Six Flags Great Adventure
- Area: Lakefront
- Status: Operating
- Opening date: 2005

Six Flags Great Escape and Hurricane Harbor
- Status: Removed
- Opening date: 1960
- Closing date: 2004

Ride statistics
- Attraction type: Aerial carousel
- Manufacturer: Preston & Barbieri
- Capacity: 480 riders per hour
- Vehicle type: Elephants
- Vehicles: 12
- Riders per vehicle: 2

= Air Jumbo =

Amusement ride at Six Flags Great Adventure

Air Jumbo (formerly known as Jumbo) is a Telecombat-style aerial carousel located in the Lakefront section of Six Flags Great Adventure in Jackson, New Jersey, United States. The attraction opened at the park in 2005.

==History==
===Six Flags Great Escape and Hurricane Harbor (1960–2004)===
Air Jumbo originally operated as Jumbo at Six Flags Great Escape and Hurricane Harbor in Queensbury, New York. It opened in 1960, and remained at the park until 2004, when it was relocated to Six Flags Great Adventure.

===Six Flags Great Adventure (2005–present)===
The ride was renamed to Royal Elephants when it opened in 2005 at Six Flags Great Adventure. It was located in the new children's area, Balin's Jungle Land, a subsection of the Golden Kingdom section. The ride had an Asian theme. For much of the 2008 season, the ride was inactive, until being it was removed later that year when Balin's Jungle Land was subject to an overhaul. The ride returned for the start of the 2010 season, but this was short-lived. By the end of the 2010 season, it was removed again to make room for the park's 2011 attraction, Safari Discoveries.

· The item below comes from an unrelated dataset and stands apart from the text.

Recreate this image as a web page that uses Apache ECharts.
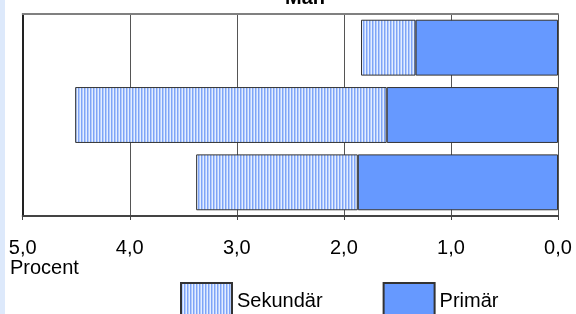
<!DOCTYPE html>
<html>
<head>
<meta charset="utf-8">
<script src="https://cdn.jsdelivr.net/npm/echarts@6/dist/echarts.min.js"></script>
<style>
  html, body { margin: 0; padding: 0; background: #fff; }
  #strip { position: absolute; left: 0; top: 0; width: 5px; height: 314px; background: #dde9fb; }
  #chart { width: 576px; height: 314px; }
</style>
</head>
<body>
<div id="strip"></div>
<div id="chart"></div>
<script>
// data, top bar first
var categories = ['1', '2', '3'];
var primar = [1.33, 1.60, 1.87];
var sekundar = [0.51, 2.91, 1.51];
var xTicks = ['5,0', '4,0', '3,0', '2,0', '1,0', '0,0'];

var font = 'Liberation Sans, Arial, sans-serif';

// vertical stripe fill for Sekundär
var cv = document.createElement('canvas');
cv.width = 3; cv.height = 4;
var ctx = cv.getContext('2d');
var stripes = ['#7ea4f7', '#b3cbfc', '#e4eeff'];
stripes.forEach(function (c, i) {
  ctx.fillStyle = c;
  ctx.fillRect(i, 0, 1, 4);
});

var chart = echarts.init(document.getElementById('chart'));

var option = {
  animation: false,
  textStyle: { fontFamily: font },
  grid: { left: 22.7, right: 18, top: 14, bottom: 98 },
  legend: {
    data: ['Sekundär', 'Primär'],
    left: 180,
    top: 282,
    padding: 0,
    itemWidth: 51,
    itemHeight: 36,
    itemGap: 60,
    icon: 'rect',
    textStyle: { fontSize: 20, color: '#000', fontFamily: font }
  },
  xAxis: [{
    type: 'value',
    inverse: true,
    min: 0,
    max: 5,
    interval: 1,
    axisLine: { show: true, lineStyle: { color: '#444', width: 2 } },
    axisTick: { show: true, length: 4, lineStyle: { color: '#444' } },
    splitLine: { show: true, lineStyle: { color: '#555', width: 1 } },
    axisLabel: {
      margin: 22,
      fontSize: 20,
      color: '#000',
      fontFamily: font,
      formatter: function (v) { return xTicks[5 - Math.round(v)]; }
    }
  }, {
    type: 'value',
    position: 'top',
    inverse: true,
    min: 0,
    max: 5,
    axisLine: { show: true, lineStyle: { color: '#808080', width: 2 } },
    axisTick: { show: false },
    splitLine: { show: false },
    axisLabel: { show: false }
  }],
  yAxis: {
    type: 'category',
    inverse: true,
    data: categories,
    axisLine: { show: true, onZero: false, lineStyle: { color: '#222', width: 2 } },
    axisTick: { show: false },
    axisLabel: { show: false }
  },
  graphic: [
    {
      type: 'text', left: 285, top: -12,
      style: { text: 'Män', fontSize: 20, fontWeight: 'bold', fontFamily: font, fill: '#000' }
    },
    {
      type: 'text', x: 10, y: 268,
      style: { text: 'Procent', fontSize: 20, fontFamily: font, fill: '#000', verticalAlign: 'middle' }
    }
  ],
  series: [
    {
      name: 'Primär',
      type: 'bar',
      stack: 'tot',
      barCategoryGap: '17%',
      data: primar,
      itemStyle: { color: '#6699ff', borderColor: '#333', borderWidth: 1 }
    },
    {
      name: 'Sekundär',
      type: 'bar',
      stack: 'tot',
      data: sekundar,
      itemStyle: {
        color: { image: cv, repeat: 'repeat' },
        borderColor: '#333',
        borderWidth: 1
      }
    }
  ]
};

chart.setOption(option);
</script>
</body>
</html>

On May 23, 2012, Royal Elephant reopened as Air Jumbo in the new Adventure Alley section, across the park from where the ride previously operated. The attraction utilized the empty space that formerly housed the Pirate's Flight attraction from 1999 to 2001.

==Ride==
Air Jumbo has twelve two-person gondolas, each shaped like an elephant and mounted on articulated armatures connected to a rotating hub. The riders in the elephants can maneuver them up and down, which operates a hydraulic ram. The ride itself rotates clockwise at a constant rate.